● Data lines:
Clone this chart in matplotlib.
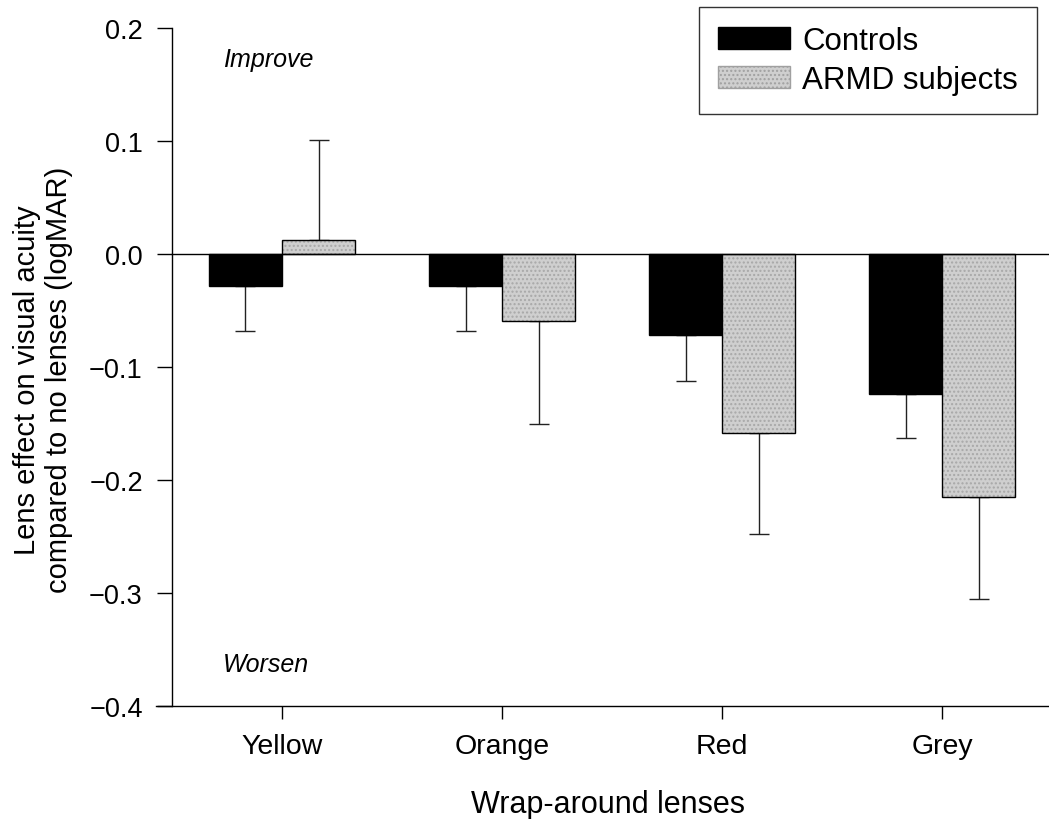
import numpy as np
import matplotlib
matplotlib.use("Agg")
import matplotlib.pyplot as plt
from matplotlib.patches import Patch

plt.rcParams['font.family'] = ['Liberation Sans', 'DejaVu Sans']

# Data
lenses = ["Yellow", "Orange", "Red", "Grey"]
controls = [-0.028, -0.028, -0.072, -0.124]
controls_err = [0.040, 0.040, 0.040, 0.039]
armd = [0.012, -0.059, -0.158, -0.215]
armd_err = [0.089, 0.091, 0.090, 0.090]

W, H = 1049, 820
fig = plt.figure(figsize=(W / 100, H / 100), dpi=100)
ax = fig.add_axes([156 / W, 1 - 707 / H, 893 / W, 678 / H])

x = np.arange(len(lenses))
bw = 0.332

# Controls: black bars, error bar pointing away from zero
ax.bar(x - bw / 2, controls, bw, color="black", edgecolor="black", linewidth=1, zorder=2)
c_lo = [e if v < 0 else 0 for v, e in zip(controls, controls_err)]
c_hi = [e if v >= 0 else 0 for v, e in zip(controls, controls_err)]
ax.errorbar(x - bw / 2, controls, yerr=[c_lo, c_hi], fmt="none", ecolor="#222222",
            elinewidth=1, capsize=7, capthick=1, zorder=1)

# ARMD: stippled grey bars
ax.bar(x + bw / 2, armd, bw, color="#cfcfcf", edgecolor="#a8a8a8", hatch="....",
       linewidth=0, zorder=2)
ax.bar(x + bw / 2, armd, bw, fill=False, edgecolor="black", linewidth=1, zorder=3)
a_lo = [e if v < 0 else 0 for v, e in zip(armd, armd_err)]
a_hi = [e if v >= 0 else 0 for v, e in zip(armd, armd_err)]
ax.errorbar(x + bw / 2, armd, yerr=[a_lo, a_hi], fmt="none", ecolor="#222222",
            elinewidth=1, capsize=7, capthick=1, zorder=1)

# zero line
ax.plot([-0.5, 3.6], [0, 0], color="black", linewidth=1, zorder=4)

ax.set_xlim(-0.5727, 3.486)
ax.set_ylim(-0.4, 0.2)

ax.spines["top"].set_visible(False)
ax.spines["right"].set_visible(False)
ax.spines["left"].set_position(("data", -0.5))
ax.spines["left"].set_bounds(-0.4, 0.2)
for s in ["left", "bottom"]:
    ax.spines[s].set_linewidth(1)

ax.set_yticks(np.arange(-0.4, 0.21, 0.1))
ax.set_yticklabels(["\u22120.4", "\u22120.3", "\u22120.2", "\u22120.1", "0.0", "0.1", "0.2"])
ax.set_xticks(x)
ax.set_xticklabels(lenses)
ax.tick_params(axis="y", direction="out", length=11, width=1, pad=10, labelsize=19.5)
ax.tick_params(axis="x", direction="out", length=9.5, width=1, pad=10, labelsize=20.5)

ax.text(-0.268, 0.166, "Improve", style="italic", fontsize=18, va="baseline", ha="left")
ax.text(-0.268, -0.369, "Worsen", style="italic", fontsize=18, va="baseline", ha="left")

fig.text(608 / W, 1 - 813 / H, "Wrap-around lenses", fontsize=22, ha="center", va="baseline")
fig.text(43 / W, 1 - 380 / H, "Lens effect on visual acuity\ncompared to no lenses (logMAR)",
         fontsize=21, rotation=90, ha="center", va="center", multialignment="center",
         linespacing=1.15)

handles = [Patch(facecolor="black", edgecolor="black"),
           Patch(facecolor="#cfcfcf", edgecolor="#a0a0a0", hatch="....")]
leg = fig.legend(handles, ["Controls", "ARMD subjects"], loc="upper right",
                 bbox_to_anchor=(1037 / W, 1 - 8 / H), fontsize=22.5, frameon=True,
                 fancybox=False, edgecolor="black", handlelength=2.3, handleheight=0.7,
                 handletextpad=0.4, labelspacing=0.3, borderpad=0.6, borderaxespad=0)
leg.get_frame().set_linewidth(1)

fig.savefig("out.png", dpi=100)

● Aim of the exercise: Extract, word for word, each line from the top of the data down to and including the line with "plt.rcParams['font.family'] = ['Liberation"; skip the pictures.

● Output of the task:
Clone this chart in matplotlib.
import numpy as np
import matplotlib
matplotlib.use("Agg")
import matplotlib.pyplot as plt
from matplotlib.patches import Patch

plt.rcParams['font.family'] = ['Liberation Sans', 'DejaVu Sans']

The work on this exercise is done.